Pakistani troops fight Taliban in Swat's main town
Street fighting erupted in the main town of Pakistan's Swat valley on Saturday as security forces mounted a new phase of their offensive against Taliban militants, the military said, Reuters reported.
The battle for control of Mingora is crucial to the success of the offensive launched this month to regain control of the Swat valley and stem a spreading Taliban insurgency.
"Street fighting has begun in Mingora," military spokesman Major General Athar Abbas told a news conference.
He said government forces had cleared parts of the town but fierce clashes were underway in the center of Mingora, and 17 militants had been killed on Saturday.
The operation would be slow as security forces wanted to avoid civilian casualties, he said, although most residents had moved out and only five to 10 percent were still in the town. He feared militants could use civilians as "human shields."
"The pace of the operation will be painfully slow. So be patient but the operation has started and inshallah (God willing) we are going to take it to a logical conclusion."
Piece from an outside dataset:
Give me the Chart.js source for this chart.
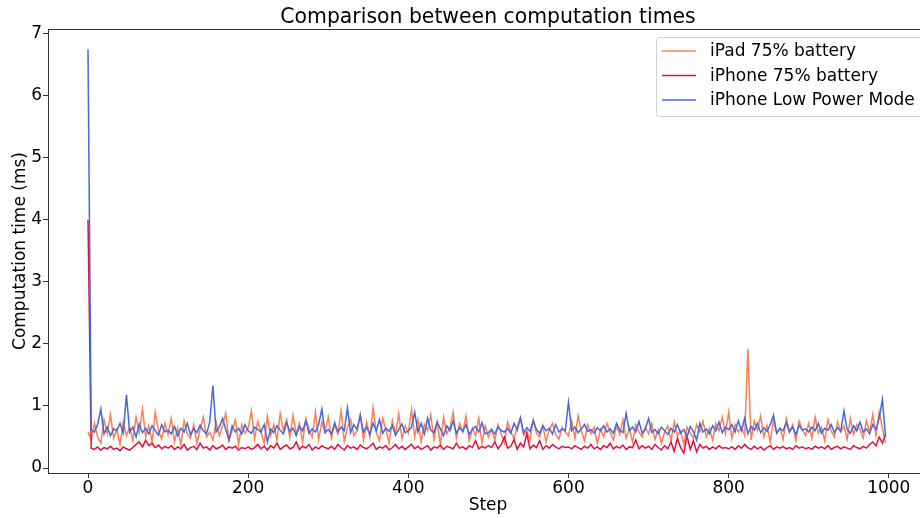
<!DOCTYPE html>
<html lang="en">
<head>
<meta charset="UTF-8" />
<title>Comparison between computation times</title>
<script src="https://cdn.jsdelivr.net/npm/chart.js"></script>
<style>
  html, body { margin: 0; padding: 0; background: #fff; overflow: hidden; }
  #wrap { width: 920px; height: 518px; overflow: hidden; }
</style>
</head>
<body>
<div id="wrap"><canvas id="timesChart" width="928" height="518"></canvas></div>
<script>
  // one value every STEP steps (0 .. 996)
  const STEP = 4;

  const seriesNames = ['iPad 75% battery', 'iPhone 75% battery', 'iPhone Low Power Mode'];
  const seriesColors = ['#ff7f50', '#dc143c', '#4169e1'];

  const xTicks = [0, 200, 400, 600, 800, 1000];
  const yTicks = [0, 1, 2, 3, 4, 5, 6, 7];

  const ipad = [
    0.58, 0.45, 0.72, 0.50, 0.40, 0.78, 0.55, 0.86, 0.48, 0.62, 0.38, 0.74, 0.52, 0.66, 0.44, 0.82, 0.57, 0.95, 0.50, 0.68, 0.41, 0.90, 0.60, 0.47, 0.72,
    0.53, 0.80, 0.42, 0.65, 0.37, 0.76, 0.55, 0.48, 0.70, 0.40, 0.62, 0.82, 0.50, 0.58, 0.45, 0.74, 0.52, 0.68, 0.88, 0.44, 0.60, 0.78, 0.38, 0.70, 0.56,
    0.64, 0.92, 0.47, 0.75, 0.58, 0.40, 0.83, 0.52, 0.70, 0.45, 0.88, 0.60, 0.78, 0.49, 0.85, 0.56, 0.72, 0.42, 0.80, 0.62, 0.50, 0.90, 0.46, 0.74, 0.58,
    0.82, 0.48, 0.70, 0.55, 0.92, 0.43, 0.66, 0.78, 0.52, 0.60, 0.86, 0.45, 0.74, 0.50, 0.97, 0.58, 0.44, 0.80, 0.62, 0.40, 0.76, 0.54, 0.88, 0.47, 0.68,
    0.56, 0.95, 0.50, 0.78, 0.42, 0.70, 0.60, 0.86, 0.46, 0.74, 0.38, 0.82, 0.55, 0.66, 0.90, 0.48, 0.72, 0.58, 0.84, 0.44, 0.64, 0.52, 0.80, 0.40, 0.68,
    0.50, 0.62, 0.45, 0.70, 0.55, 0.40, 0.74, 0.58, 0.48, 0.66, 0.82, 0.52, 0.60, 0.44, 0.78, 0.56, 0.50, 0.68, 0.42, 0.62, 0.72, 0.54, 0.46, 0.66, 0.58,
    0.52, 0.76, 0.48, 0.84, 0.60, 0.44, 0.70, 0.55, 0.66, 0.40, 0.62, 0.50, 0.72, 0.58, 0.45, 0.68, 0.54, 0.78, 0.48, 0.64, 0.42, 0.70, 0.58, 0.50, 0.66,
    0.55, 0.72, 0.46, 0.62, 0.40, 0.58, 0.68, 0.44, 0.74, 0.52, 0.60, 0.38, 0.66, 0.56, 0.48, 0.70, 0.58, 0.76, 0.50, 0.64, 0.45, 0.72, 0.60, 0.82, 0.55,
    0.90, 0.48, 0.70, 0.58, 0.66, 0.52, 1.92, 0.45, 0.76, 0.60, 0.84, 0.50, 0.68, 0.42, 0.78, 0.56, 0.64, 0.46, 0.80, 0.58, 0.70, 0.44, 0.76, 0.62, 0.52,
    0.72, 0.48, 0.82, 0.56, 0.66, 0.44, 0.78, 0.60, 0.50, 0.74, 0.58, 0.68, 0.46, 0.80, 0.54, 0.70, 0.62, 0.48, 0.76, 0.58, 0.86, 0.52, 0.90, 0.64, 0.40
  ];

  const iphone = [
    4.00, 0.32, 0.30, 0.34, 0.29, 0.33, 0.31, 0.35, 0.30, 0.32, 0.28, 0.34, 0.31, 0.29, 0.33, 0.38, 0.42, 0.34, 0.45, 0.36, 0.40, 0.33, 0.37, 0.31, 0.35,
    0.32, 0.36, 0.30, 0.34, 0.31, 0.38, 0.29, 0.33, 0.35, 0.30, 0.40, 0.32, 0.34, 0.29, 0.36, 0.31, 0.33, 0.37, 0.30, 0.34, 0.32, 0.35, 0.29, 0.33, 0.31,
    0.34, 0.30, 0.33, 0.38, 0.31, 0.35, 0.29, 0.36, 0.32, 0.40, 0.30, 0.34, 0.37, 0.31, 0.33, 0.42, 0.30, 0.35, 0.32, 0.38, 0.29, 0.34, 0.31, 0.36, 0.33,
    0.31, 0.35, 0.30, 0.38, 0.33, 0.29, 0.36, 0.32, 0.34, 0.30, 0.37, 0.33, 0.31, 0.35, 0.40, 0.30, 0.34, 0.32, 0.36, 0.29, 0.33, 0.38, 0.31, 0.35, 0.30,
    0.34, 0.38, 0.31, 0.35, 0.30, 0.33, 0.36, 0.29, 0.34, 0.32, 0.37, 0.30, 0.35, 0.33, 0.31, 0.40, 0.32, 0.34, 0.30, 0.36, 0.33, 0.44, 0.31, 0.35, 0.32,
    0.36, 0.33, 0.42, 0.31, 0.38, 0.50, 0.32, 0.35, 0.46, 0.30, 0.40, 0.34, 0.55, 0.31, 0.37, 0.33, 0.44, 0.30, 0.36, 0.32, 0.38, 0.34, 0.31, 0.35, 0.33,
    0.34, 0.31, 0.36, 0.33, 0.30, 0.35, 0.32, 0.38, 0.31, 0.34, 0.30, 0.36, 0.33, 0.40, 0.31, 0.35, 0.32, 0.37, 0.30, 0.34, 0.33, 0.45, 0.31, 0.36, 0.32,
    0.35, 0.30, 0.38, 0.33, 0.29, 0.36, 0.31, 0.42, 0.27, 0.48, 0.33, 0.24, 0.52, 0.30, 0.44, 0.26, 0.38, 0.32, 0.35, 0.30, 0.34, 0.31, 0.36, 0.32, 0.33,
    0.31, 0.34, 0.30, 0.36, 0.32, 0.38, 0.33, 0.30, 0.35, 0.31, 0.34, 0.29, 0.33, 0.36, 0.30, 0.34, 0.32, 0.35, 0.31, 0.33, 0.30, 0.36, 0.32, 0.34, 0.31,
    0.33, 0.30, 0.35, 0.32, 0.34, 0.31, 0.36, 0.30, 0.33, 0.35, 0.31, 0.34, 0.32, 0.30, 0.36, 0.33, 0.31, 0.35, 0.32, 0.38, 0.42, 0.36, 0.50, 0.40, 0.55
  ];

  const lowPower = [
    6.74, 0.62, 0.58, 0.70, 0.95, 0.55, 0.66, 0.52, 0.63, 0.60, 0.72, 0.56, 1.18, 0.58, 0.66, 0.50, 0.71, 0.57, 0.64, 0.55, 0.68, 0.60, 0.53, 0.70, 0.58,
    0.61, 0.55, 0.67, 0.52, 0.64, 0.58, 0.72, 0.54, 0.63, 0.57, 0.69, 0.60, 0.55, 0.74, 1.33, 0.58, 0.66, 0.80, 0.62, 0.45, 0.68, 0.58, 0.64, 0.55, 0.70,
    0.60, 0.56, 0.66, 0.62, 0.58, 0.70, 0.42, 0.63, 0.57, 0.68, 0.61, 0.55, 0.73, 0.59, 0.64, 0.52, 0.67, 0.60, 0.76, 0.56, 0.63, 0.58, 0.70, 0.95, 0.57,
    0.62, 0.55, 0.73, 0.58, 0.66, 0.60, 0.97, 0.57, 0.70, 0.62, 0.85, 0.58, 0.66, 0.54, 0.72, 0.60, 0.78, 0.56, 0.64, 0.59, 0.68, 0.53, 0.62, 0.71, 0.57,
    0.60, 0.66, 0.90, 0.58, 0.72, 0.55, 0.80, 0.61, 0.57, 0.74, 0.63, 0.52, 0.68, 0.60, 0.76, 0.56, 0.65, 0.59, 0.70, 0.54, 0.62, 0.67, 0.58, 0.73, 0.55,
    0.57, 0.62, 0.55, 0.66, 0.60, 0.58, 0.64, 0.56, 0.72, 0.61, 0.80, 0.57, 0.65, 0.59, 0.76, 0.62, 0.56, 0.68, 0.60, 0.64, 0.55, 0.70, 0.58, 0.63, 0.60,
    1.06, 0.60, 0.66, 0.57, 0.63, 0.70, 0.59, 0.62, 0.56, 0.65, 0.60, 0.68, 0.58, 0.63, 0.56, 0.72, 0.61, 0.57, 0.88, 0.60, 0.66, 0.58, 0.75, 0.56, 0.63,
    0.80, 0.57, 0.62, 0.55, 0.66, 0.60, 0.54, 0.64, 0.58, 0.70, 0.56, 0.62, 0.50, 0.67, 0.59, 0.45, 0.72, 0.58, 0.63, 0.55, 0.68, 0.60, 0.74, 0.57, 0.66,
    0.62, 0.70, 0.58, 0.76, 0.60, 0.80, 0.55, 0.67, 0.61, 0.72, 0.57, 0.65, 0.59, 0.70, 0.85, 0.56, 0.64, 0.60, 0.73, 0.58, 0.66, 0.54, 0.69, 0.61, 0.63,
    0.58, 0.66, 0.60, 0.72, 0.56, 0.64, 0.61, 0.70, 0.57, 0.65, 0.59, 0.92, 0.62, 0.56, 0.68, 0.60, 0.74, 0.58, 0.63, 0.55, 0.70, 0.62, 0.80, 1.10, 0.50
  ];

  const FONT = "'DejaVu Sans', sans-serif";

  function toPoints(values) {
    return values.map((v, i) => ({ x: i * STEP, y: v }));
  }

  const allSeries = [ipad, iphone, lowPower];
  // matplotlib draws later lines on top: lower order = drawn last in Chart.js
  const datasets = allSeries.map((values, i) => ({
    label: seriesNames[i],
    data: toPoints(values),
    borderColor: seriesColors[i],
    borderWidth: 1.5,
    pointRadius: 0,
    tension: 0,
    order: 2 - i
  }));

  // title, frame and legend in matplotlib style
  const decorPlugin = {
    id: 'decor',
    afterDraw(chart) {
      const ctx = chart.ctx;
      const area = chart.chartArea;
      ctx.save();
      ctx.strokeStyle = '#333';
      ctx.lineWidth = 1;
      ctx.strokeRect(area.left + 0.5, area.top + 0.5, area.right - area.left, area.bottom - area.top);

      ctx.fillStyle = '#000';
      ctx.font = '20.4px ' + FONT;
      ctx.textAlign = 'center';
      ctx.textBaseline = 'middle';
      ctx.fillText('Comparison between computation times', (area.left + area.right) / 2, 18);

      // legend box
      const bx = 656, by = 37, bw = 290, bh = 79;
      ctx.fillStyle = 'rgba(255,255,255,0.85)';
      ctx.strokeStyle = '#d0d0d0';
      ctx.beginPath();
      ctx.roundRect(bx + 0.5, by + 0.5, bw, bh, 3);
      ctx.fill();
      ctx.stroke();
      ctx.font = '17px ' + FONT;
      ctx.textAlign = 'left';
      seriesNames.forEach((name, i) => {
        const y = 51 + i * 24.5;
        ctx.strokeStyle = seriesColors[i];
        ctx.lineWidth = 1.5;
        ctx.beginPath();
        ctx.moveTo(662, y);
        ctx.lineTo(696, y);
        ctx.stroke();
        ctx.fillStyle = '#000';
        ctx.fillText(name, 710, y + 1);
      });
      ctx.restore();
    }
  };

  new Chart(document.getElementById('timesChart'), {
    type: 'line',
    data: { datasets: datasets },
    plugins: [decorPlugin],
    options: {
      responsive: false,
      animation: false,
      layout: { padding: { top: 29, right: 0, left: 0, bottom: 0 } },
      plugins: {
        legend: { display: false },
        title: { display: false },
        tooltip: { enabled: false }
      },
      scales: {
        x: {
          type: 'linear',
          min: -49.95,
          max: 1048.95,
          afterBuildTicks: scale => { scale.ticks = xTicks.map(v => ({ value: v })); },
          afterFit: scale => { scale.height = 45; },
          border: { display: false },
          grid: { drawOnChartArea: false, drawTicks: true, tickLength: 5, color: '#333' },
          ticks: { color: '#000', font: { family: FONT, size: 17 }, padding: 0, maxRotation: 0, callback: v => String(v) },
          title: { display: true, text: 'Step', color: '#000', font: { family: FONT, size: 17 }, padding: { top: 0, bottom: 2 } }
        },
        y: {
          type: 'linear',
          min: -0.08,
          max: 7.07,
          afterBuildTicks: scale => { scale.ticks = yTicks.map(v => ({ value: v })); },
          afterFit: scale => { scale.width = 48; },
          border: { display: false },
          grid: { drawOnChartArea: false, drawTicks: true, tickLength: 5, color: '#333' },
          ticks: { color: '#000', font: { family: FONT, size: 17 }, padding: 1, callback: v => String(v) },
          title: { display: true, text: 'Computation time (ms)', color: '#000', font: { family: FONT, size: 17 }, padding: { top: 10, bottom: 0 } }
        }
      }
    }
  });
</script>
</body>
</html>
About 15,000 security forces are taking part in the Swat offensive, which followed intense U.S. pressure on Pakistan to tackle Taliban militants.
Pakistan says more than 1,000 militants and more than 50 soldiers have been killed in the fighting. There has been no independent confirmation of those estimates.
Abbas said around 1,500 to 2,000 "hardcore" militants were believed to be involved in fighting in Swat as a large number of criminals who had joined the Taliban had fled the region.
While Pakistan's government and military have vowed to quell the insurgency in Swat, the country could face greater turmoil in the months ahead.
Admiral Mike Mullen, chairman of the Joint Chiefs of Staff, has said a U.S. military offensive in southern Afghanistan could push Taliban fighters into Pakistan.
The United States is pouring thousands of extra troops into Afghanistan this year to try to reverse gains by the Taliban.
Pakistani military officials say forces have secured several parts of Swat, including two Taliban strongholds, as well as much of the neighboring strategic valley of Buner, around 100 km (60 miles) from the capital Islamabad.
Officials say tribesmen in other districts of the region were raising militias, known as "lashkars," to prevent militants from expanding their influence into their areas.